» Stated goal:
Extract the lines from the start through the line that holds "(0,0) rectangle (983,1010);", both included, omitting all images.

--

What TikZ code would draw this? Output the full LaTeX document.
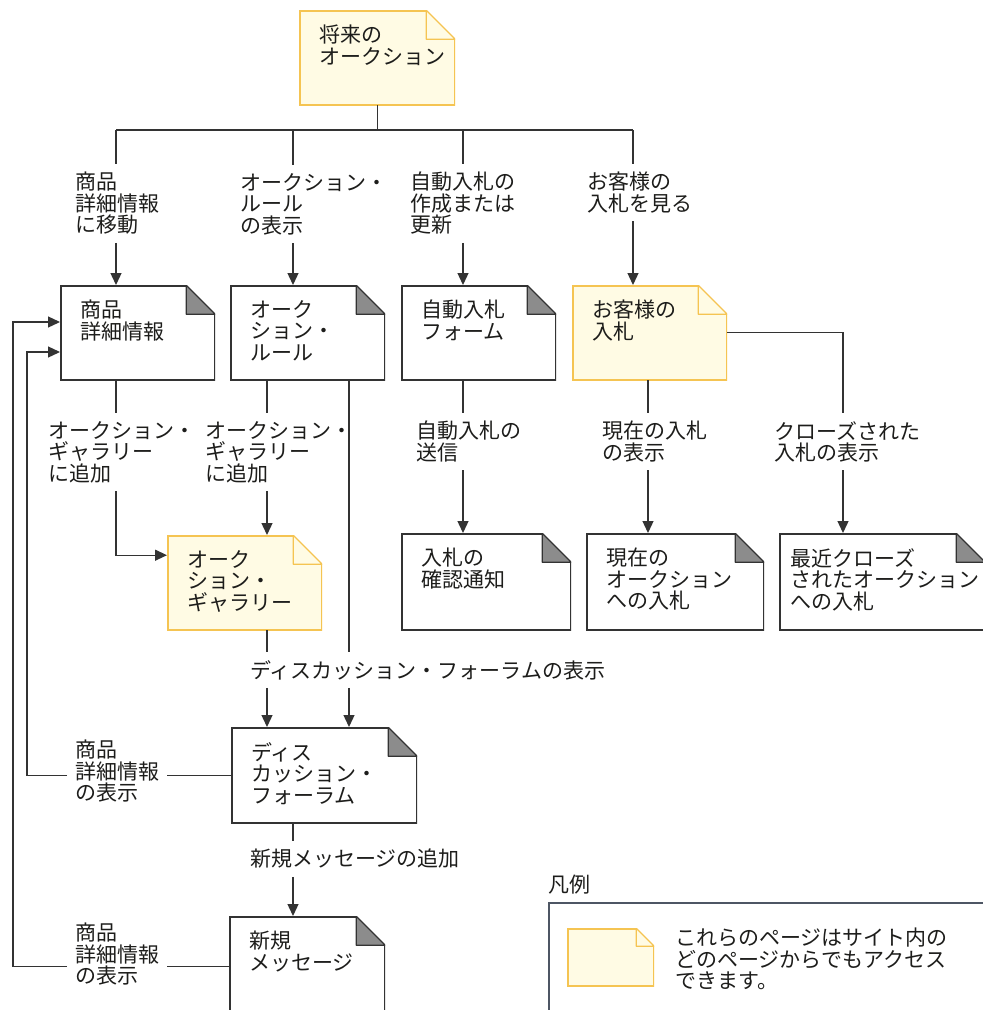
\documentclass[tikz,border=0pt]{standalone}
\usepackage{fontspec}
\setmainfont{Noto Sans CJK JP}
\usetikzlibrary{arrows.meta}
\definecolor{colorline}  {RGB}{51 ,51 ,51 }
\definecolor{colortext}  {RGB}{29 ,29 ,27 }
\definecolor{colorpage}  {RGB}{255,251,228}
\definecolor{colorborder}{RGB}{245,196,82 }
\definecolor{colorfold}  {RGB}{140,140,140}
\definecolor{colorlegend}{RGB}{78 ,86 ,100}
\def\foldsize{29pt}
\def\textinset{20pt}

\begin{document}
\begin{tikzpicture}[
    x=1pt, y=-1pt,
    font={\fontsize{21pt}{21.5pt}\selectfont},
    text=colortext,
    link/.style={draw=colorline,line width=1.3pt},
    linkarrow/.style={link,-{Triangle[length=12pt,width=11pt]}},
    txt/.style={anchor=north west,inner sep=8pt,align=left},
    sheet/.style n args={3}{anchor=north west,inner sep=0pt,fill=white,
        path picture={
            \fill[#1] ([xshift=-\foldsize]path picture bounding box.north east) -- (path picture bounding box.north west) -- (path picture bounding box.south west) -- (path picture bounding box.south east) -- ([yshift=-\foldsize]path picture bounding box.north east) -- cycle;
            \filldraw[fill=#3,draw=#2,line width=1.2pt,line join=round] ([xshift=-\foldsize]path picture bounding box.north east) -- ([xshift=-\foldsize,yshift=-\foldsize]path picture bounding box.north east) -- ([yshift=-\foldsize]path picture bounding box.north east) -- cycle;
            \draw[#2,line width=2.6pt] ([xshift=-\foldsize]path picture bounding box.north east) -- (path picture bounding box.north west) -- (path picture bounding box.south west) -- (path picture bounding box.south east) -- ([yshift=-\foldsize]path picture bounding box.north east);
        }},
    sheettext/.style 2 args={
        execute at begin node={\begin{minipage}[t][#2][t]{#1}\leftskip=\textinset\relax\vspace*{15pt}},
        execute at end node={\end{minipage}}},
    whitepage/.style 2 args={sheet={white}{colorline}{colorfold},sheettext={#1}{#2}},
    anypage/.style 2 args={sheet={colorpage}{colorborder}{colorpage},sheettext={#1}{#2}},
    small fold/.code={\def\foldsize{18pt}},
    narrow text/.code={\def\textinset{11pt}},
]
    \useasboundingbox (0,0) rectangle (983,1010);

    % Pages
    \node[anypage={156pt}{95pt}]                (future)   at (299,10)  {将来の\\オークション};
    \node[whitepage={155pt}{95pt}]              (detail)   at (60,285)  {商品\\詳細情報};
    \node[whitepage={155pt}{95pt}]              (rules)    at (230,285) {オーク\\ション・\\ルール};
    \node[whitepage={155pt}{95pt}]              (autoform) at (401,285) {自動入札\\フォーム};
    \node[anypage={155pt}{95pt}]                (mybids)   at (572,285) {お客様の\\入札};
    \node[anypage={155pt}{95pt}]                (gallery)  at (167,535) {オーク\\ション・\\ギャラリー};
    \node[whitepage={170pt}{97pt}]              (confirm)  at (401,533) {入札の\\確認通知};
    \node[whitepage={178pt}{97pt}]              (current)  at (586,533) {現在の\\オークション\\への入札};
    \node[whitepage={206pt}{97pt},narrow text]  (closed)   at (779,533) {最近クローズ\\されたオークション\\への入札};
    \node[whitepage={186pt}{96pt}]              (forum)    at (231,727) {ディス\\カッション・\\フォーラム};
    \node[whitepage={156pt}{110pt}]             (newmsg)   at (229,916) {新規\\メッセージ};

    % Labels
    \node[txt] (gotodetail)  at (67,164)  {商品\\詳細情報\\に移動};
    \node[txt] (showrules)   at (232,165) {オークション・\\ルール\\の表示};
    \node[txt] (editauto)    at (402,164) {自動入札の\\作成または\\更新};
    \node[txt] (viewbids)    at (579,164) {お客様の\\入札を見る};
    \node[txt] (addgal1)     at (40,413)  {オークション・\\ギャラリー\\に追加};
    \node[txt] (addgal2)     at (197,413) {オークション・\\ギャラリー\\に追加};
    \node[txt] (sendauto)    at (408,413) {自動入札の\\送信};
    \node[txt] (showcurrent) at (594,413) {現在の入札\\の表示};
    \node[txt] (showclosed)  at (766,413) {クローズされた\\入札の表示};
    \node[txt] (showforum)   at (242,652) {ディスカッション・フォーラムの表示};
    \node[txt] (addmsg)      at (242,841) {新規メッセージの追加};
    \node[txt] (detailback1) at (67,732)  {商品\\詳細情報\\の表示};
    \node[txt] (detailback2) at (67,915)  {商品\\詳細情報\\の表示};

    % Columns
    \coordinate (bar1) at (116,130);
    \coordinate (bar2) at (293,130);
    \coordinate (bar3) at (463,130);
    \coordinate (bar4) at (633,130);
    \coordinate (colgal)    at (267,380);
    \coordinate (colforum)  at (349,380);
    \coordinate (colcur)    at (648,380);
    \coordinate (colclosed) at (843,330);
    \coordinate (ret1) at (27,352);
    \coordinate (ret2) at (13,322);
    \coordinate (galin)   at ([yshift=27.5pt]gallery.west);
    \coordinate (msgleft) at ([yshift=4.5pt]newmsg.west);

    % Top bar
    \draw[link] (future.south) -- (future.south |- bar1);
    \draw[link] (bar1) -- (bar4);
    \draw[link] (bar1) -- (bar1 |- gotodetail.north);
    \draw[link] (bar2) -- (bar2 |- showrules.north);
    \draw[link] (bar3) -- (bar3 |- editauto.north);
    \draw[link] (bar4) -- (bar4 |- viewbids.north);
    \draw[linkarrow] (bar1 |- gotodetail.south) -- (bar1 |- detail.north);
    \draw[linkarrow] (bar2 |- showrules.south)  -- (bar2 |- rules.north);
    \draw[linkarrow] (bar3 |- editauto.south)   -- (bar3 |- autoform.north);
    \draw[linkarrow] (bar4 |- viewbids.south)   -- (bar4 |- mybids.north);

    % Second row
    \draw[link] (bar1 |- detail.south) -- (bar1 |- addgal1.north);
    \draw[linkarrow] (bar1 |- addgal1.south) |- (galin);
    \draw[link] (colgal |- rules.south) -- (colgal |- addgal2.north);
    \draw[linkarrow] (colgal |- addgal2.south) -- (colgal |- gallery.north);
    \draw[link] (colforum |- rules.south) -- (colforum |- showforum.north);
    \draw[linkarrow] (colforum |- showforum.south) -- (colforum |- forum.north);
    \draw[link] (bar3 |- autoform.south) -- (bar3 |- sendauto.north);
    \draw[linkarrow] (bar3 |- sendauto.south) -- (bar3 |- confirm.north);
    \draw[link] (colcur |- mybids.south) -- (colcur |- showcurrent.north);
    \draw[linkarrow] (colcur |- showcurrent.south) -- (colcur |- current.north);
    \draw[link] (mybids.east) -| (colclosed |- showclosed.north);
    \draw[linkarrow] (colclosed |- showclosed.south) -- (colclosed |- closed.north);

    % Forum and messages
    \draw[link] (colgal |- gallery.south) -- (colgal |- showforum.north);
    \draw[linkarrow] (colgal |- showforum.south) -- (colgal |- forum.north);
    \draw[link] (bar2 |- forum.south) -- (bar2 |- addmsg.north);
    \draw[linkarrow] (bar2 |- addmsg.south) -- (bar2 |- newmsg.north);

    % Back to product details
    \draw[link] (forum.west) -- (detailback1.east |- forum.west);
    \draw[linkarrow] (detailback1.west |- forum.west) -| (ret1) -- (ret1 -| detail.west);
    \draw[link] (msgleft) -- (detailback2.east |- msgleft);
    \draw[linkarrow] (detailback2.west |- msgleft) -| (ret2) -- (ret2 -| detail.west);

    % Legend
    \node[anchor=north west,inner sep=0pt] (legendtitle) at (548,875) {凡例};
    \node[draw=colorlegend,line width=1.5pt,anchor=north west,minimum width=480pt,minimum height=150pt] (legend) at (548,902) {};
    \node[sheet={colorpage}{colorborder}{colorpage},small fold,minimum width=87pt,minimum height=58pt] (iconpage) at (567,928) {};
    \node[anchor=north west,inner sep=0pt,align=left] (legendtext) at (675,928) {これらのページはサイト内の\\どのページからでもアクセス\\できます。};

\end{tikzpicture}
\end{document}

--

» Correct output:
What TikZ code would draw this? Output the full LaTeX document.
\documentclass[tikz,border=0pt]{standalone}
\usepackage{fontspec}
\setmainfont{Noto Sans CJK JP}
\usetikzlibrary{arrows.meta}
\definecolor{colorline}  {RGB}{51 ,51 ,51 }
\definecolor{colortext}  {RGB}{29 ,29 ,27 }
\definecolor{colorpage}  {RGB}{255,251,228}
\definecolor{colorborder}{RGB}{245,196,82 }
\definecolor{colorfold}  {RGB}{140,140,140}
\definecolor{colorlegend}{RGB}{78 ,86 ,100}
\def\foldsize{29pt}
\def\textinset{20pt}

\begin{document}
\begin{tikzpicture}[
    x=1pt, y=-1pt,
    font={\fontsize{21pt}{21.5pt}\selectfont},
    text=colortext,
    link/.style={draw=colorline,line width=1.3pt},
    linkarrow/.style={link,-{Triangle[length=12pt,width=11pt]}},
    txt/.style={anchor=north west,inner sep=8pt,align=left},
    sheet/.style n args={3}{anchor=north west,inner sep=0pt,fill=white,
        path picture={
            \fill[#1] ([xshift=-\foldsize]path picture bounding box.north east) -- (path picture bounding box.north west) -- (path picture bounding box.south west) -- (path picture bounding box.south east) -- ([yshift=-\foldsize]path picture bounding box.north east) -- cycle;
            \filldraw[fill=#3,draw=#2,line width=1.2pt,line join=round] ([xshift=-\foldsize]path picture bounding box.north east) -- ([xshift=-\foldsize,yshift=-\foldsize]path picture bounding box.north east) -- ([yshift=-\foldsize]path picture bounding box.north east) -- cycle;
            \draw[#2,line width=2.6pt] ([xshift=-\foldsize]path picture bounding box.north east) -- (path picture bounding box.north west) -- (path picture bounding box.south west) -- (path picture bounding box.south east) -- ([yshift=-\foldsize]path picture bounding box.north east);
        }},
    sheettext/.style 2 args={
        execute at begin node={\begin{minipage}[t][#2][t]{#1}\leftskip=\textinset\relax\vspace*{15pt}},
        execute at end node={\end{minipage}}},
    whitepage/.style 2 args={sheet={white}{colorline}{colorfold},sheettext={#1}{#2}},
    anypage/.style 2 args={sheet={colorpage}{colorborder}{colorpage},sheettext={#1}{#2}},
    small fold/.code={\def\foldsize{18pt}},
    narrow text/.code={\def\textinset{11pt}},
]
    \useasboundingbox (0,0) rectangle (983,1010);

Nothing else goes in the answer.